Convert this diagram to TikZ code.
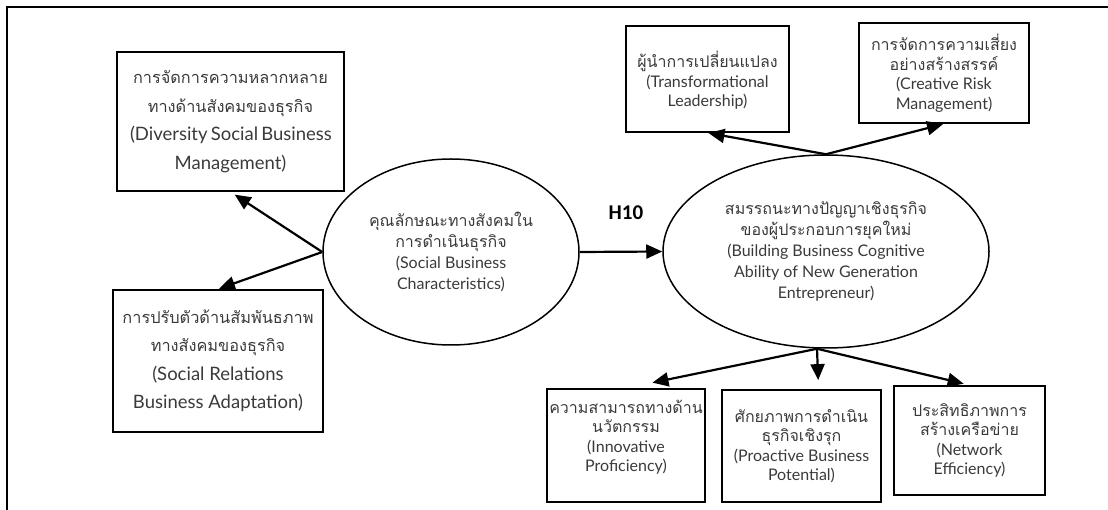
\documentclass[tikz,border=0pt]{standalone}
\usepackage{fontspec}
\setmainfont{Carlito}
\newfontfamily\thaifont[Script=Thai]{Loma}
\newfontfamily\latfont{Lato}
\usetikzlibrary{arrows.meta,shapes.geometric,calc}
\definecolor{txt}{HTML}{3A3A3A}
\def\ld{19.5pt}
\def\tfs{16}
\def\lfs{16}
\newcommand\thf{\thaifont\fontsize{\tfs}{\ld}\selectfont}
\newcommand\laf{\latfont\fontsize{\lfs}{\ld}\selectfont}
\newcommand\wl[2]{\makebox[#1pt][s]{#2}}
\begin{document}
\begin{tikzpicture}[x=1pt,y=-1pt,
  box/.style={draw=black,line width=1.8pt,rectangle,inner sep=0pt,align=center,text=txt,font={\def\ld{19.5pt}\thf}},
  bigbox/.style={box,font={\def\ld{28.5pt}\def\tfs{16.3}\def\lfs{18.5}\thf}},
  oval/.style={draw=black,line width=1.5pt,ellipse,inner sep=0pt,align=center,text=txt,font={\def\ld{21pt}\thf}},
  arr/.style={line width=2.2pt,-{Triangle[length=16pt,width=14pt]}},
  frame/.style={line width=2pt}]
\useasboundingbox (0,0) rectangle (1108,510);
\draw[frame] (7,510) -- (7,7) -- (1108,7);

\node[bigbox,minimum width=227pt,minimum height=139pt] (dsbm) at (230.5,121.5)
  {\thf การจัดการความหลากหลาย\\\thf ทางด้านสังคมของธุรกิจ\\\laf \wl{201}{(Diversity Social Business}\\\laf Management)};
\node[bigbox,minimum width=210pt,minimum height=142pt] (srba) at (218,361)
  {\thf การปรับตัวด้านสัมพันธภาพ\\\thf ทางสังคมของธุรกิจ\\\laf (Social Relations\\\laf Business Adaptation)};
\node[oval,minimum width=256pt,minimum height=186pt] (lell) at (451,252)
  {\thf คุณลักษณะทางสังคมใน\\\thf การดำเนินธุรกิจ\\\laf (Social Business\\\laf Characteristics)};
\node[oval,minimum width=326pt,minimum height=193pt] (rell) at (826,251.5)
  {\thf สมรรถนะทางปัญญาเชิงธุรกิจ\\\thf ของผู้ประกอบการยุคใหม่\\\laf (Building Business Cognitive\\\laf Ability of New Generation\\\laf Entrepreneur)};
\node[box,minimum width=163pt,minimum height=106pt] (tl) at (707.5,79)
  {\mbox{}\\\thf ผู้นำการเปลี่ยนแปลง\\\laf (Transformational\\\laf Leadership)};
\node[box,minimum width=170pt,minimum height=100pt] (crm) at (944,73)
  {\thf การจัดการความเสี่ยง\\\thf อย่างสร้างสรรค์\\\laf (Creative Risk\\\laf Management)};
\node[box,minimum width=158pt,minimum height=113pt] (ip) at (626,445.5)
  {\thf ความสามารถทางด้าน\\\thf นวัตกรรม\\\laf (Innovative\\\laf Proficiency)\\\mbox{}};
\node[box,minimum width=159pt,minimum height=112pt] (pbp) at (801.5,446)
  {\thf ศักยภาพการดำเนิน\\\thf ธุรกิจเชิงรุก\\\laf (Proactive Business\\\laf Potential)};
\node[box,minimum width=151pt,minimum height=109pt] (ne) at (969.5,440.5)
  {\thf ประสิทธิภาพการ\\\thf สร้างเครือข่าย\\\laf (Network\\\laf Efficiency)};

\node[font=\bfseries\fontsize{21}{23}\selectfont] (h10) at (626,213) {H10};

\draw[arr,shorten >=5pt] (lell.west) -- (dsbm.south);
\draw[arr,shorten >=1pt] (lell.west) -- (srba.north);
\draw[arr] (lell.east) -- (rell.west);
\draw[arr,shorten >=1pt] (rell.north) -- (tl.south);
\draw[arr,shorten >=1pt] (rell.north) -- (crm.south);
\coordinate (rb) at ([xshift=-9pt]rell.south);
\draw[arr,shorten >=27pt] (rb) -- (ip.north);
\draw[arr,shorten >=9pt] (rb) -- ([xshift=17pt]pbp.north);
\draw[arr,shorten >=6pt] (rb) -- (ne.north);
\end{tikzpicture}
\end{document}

# # # # # # #

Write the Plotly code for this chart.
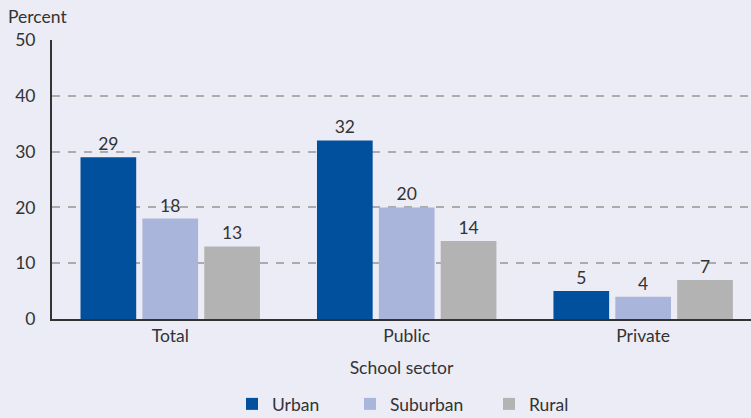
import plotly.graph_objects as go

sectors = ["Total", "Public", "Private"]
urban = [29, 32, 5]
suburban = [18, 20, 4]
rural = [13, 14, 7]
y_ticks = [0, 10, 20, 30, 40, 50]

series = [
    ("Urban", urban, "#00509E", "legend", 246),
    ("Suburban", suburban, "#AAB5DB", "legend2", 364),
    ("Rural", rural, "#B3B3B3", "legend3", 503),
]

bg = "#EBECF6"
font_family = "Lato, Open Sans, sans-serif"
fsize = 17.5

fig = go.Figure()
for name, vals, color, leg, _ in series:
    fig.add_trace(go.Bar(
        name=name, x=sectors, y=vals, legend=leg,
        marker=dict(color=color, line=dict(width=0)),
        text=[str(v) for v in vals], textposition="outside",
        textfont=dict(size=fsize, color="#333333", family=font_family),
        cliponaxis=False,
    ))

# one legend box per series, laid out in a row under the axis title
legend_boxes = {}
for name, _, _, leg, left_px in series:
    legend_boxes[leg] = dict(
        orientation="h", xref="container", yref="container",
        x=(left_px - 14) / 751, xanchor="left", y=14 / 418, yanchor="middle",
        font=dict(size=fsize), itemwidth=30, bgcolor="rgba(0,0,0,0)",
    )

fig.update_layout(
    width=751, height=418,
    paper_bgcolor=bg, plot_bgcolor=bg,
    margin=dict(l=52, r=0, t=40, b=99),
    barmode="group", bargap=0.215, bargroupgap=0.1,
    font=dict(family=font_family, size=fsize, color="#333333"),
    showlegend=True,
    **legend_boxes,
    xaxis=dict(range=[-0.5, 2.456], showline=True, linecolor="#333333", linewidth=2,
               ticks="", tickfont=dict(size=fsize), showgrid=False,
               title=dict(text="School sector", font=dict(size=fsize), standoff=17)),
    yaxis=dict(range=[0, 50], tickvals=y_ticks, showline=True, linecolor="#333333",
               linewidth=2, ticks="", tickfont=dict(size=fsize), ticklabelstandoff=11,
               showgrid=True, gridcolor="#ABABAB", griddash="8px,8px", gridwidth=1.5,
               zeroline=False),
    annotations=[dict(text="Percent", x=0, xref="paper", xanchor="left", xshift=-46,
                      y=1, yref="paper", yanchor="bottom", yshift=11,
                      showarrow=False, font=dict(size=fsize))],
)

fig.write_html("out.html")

# # # # # # #

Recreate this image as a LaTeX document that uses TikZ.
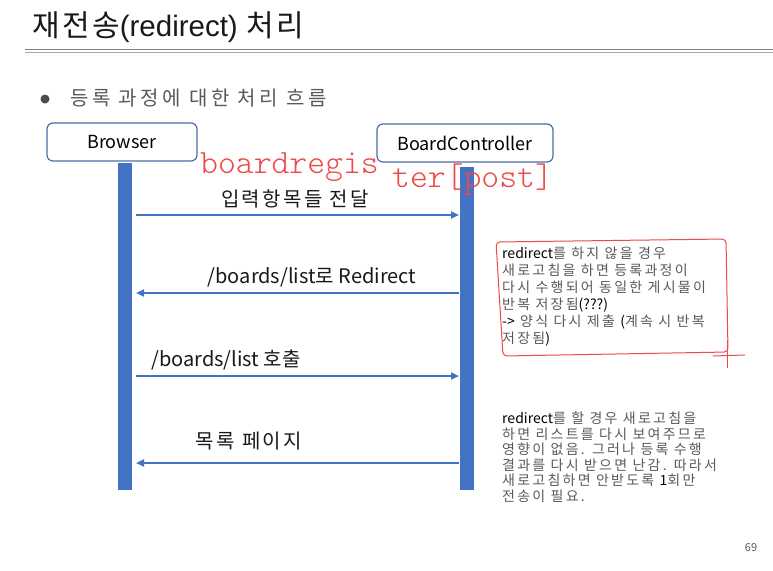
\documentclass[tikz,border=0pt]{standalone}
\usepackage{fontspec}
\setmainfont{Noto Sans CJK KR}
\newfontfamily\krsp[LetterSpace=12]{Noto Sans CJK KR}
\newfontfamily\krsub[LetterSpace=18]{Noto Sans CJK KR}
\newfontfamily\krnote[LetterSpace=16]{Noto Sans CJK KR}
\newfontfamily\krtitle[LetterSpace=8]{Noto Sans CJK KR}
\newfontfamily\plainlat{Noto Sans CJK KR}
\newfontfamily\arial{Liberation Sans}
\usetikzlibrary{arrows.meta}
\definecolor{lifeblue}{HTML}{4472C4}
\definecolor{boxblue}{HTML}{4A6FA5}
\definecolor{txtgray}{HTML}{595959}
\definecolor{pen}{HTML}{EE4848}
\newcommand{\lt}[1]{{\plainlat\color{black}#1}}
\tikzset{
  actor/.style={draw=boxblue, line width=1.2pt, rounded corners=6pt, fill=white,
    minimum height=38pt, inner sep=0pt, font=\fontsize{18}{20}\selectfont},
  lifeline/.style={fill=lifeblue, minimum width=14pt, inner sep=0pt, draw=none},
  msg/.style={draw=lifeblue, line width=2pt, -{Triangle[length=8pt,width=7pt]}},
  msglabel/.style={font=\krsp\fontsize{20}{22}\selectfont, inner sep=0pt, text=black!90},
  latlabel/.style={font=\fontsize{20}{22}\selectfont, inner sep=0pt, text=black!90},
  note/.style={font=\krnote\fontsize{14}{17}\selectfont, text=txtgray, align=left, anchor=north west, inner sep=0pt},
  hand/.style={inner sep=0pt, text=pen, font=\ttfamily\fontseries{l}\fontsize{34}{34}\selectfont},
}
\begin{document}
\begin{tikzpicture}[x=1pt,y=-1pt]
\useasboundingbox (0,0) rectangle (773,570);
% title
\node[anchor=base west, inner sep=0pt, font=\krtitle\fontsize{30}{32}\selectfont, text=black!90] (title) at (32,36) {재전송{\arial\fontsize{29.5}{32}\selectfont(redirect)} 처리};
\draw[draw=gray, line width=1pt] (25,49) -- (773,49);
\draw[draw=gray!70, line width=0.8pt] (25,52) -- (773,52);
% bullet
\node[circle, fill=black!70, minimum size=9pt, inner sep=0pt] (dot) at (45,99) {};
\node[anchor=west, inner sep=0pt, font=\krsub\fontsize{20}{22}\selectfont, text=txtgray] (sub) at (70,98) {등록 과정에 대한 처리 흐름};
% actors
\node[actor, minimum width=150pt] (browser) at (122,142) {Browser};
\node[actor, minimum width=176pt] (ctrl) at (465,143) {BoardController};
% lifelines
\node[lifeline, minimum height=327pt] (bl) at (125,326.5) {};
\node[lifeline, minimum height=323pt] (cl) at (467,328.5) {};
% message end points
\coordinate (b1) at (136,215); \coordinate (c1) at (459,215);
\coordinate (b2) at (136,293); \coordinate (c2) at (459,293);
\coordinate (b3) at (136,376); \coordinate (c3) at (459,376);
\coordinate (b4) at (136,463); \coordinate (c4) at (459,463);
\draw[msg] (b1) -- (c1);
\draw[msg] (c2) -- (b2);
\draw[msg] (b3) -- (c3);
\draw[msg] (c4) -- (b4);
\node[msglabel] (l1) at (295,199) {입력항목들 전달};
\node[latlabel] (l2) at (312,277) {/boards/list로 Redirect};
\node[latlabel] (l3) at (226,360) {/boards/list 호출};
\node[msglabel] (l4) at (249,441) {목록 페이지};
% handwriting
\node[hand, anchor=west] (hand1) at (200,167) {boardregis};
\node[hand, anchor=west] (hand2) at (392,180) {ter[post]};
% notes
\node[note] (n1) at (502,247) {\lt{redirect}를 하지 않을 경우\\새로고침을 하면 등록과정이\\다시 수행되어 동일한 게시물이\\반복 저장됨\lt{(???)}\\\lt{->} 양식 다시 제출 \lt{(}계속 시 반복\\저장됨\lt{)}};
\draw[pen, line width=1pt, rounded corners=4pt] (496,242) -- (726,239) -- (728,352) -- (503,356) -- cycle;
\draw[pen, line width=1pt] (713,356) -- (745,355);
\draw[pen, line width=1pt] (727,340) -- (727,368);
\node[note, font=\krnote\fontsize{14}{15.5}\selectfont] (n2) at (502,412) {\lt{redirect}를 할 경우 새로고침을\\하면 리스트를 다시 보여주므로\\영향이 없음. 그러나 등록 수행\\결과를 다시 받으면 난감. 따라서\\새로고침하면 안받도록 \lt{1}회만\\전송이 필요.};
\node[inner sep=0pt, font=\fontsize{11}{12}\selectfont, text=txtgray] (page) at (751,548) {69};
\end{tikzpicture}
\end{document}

# # # # # # #

* [Challenge]: Extract exactly the lines running from the line containing "Write the Plotly code for this chart." to the line containing "y_ticks = [0, 10, 20, 30, 40, 50]", with both end lines included and all pictures left out.

* [Answer in full]:
Write the Plotly code for this chart.
import plotly.graph_objects as go

sectors = ["Total", "Public", "Private"]
urban = [29, 32, 5]
suburban = [18, 20, 4]
rural = [13, 14, 7]
y_ticks = [0, 10, 20, 30, 40, 50]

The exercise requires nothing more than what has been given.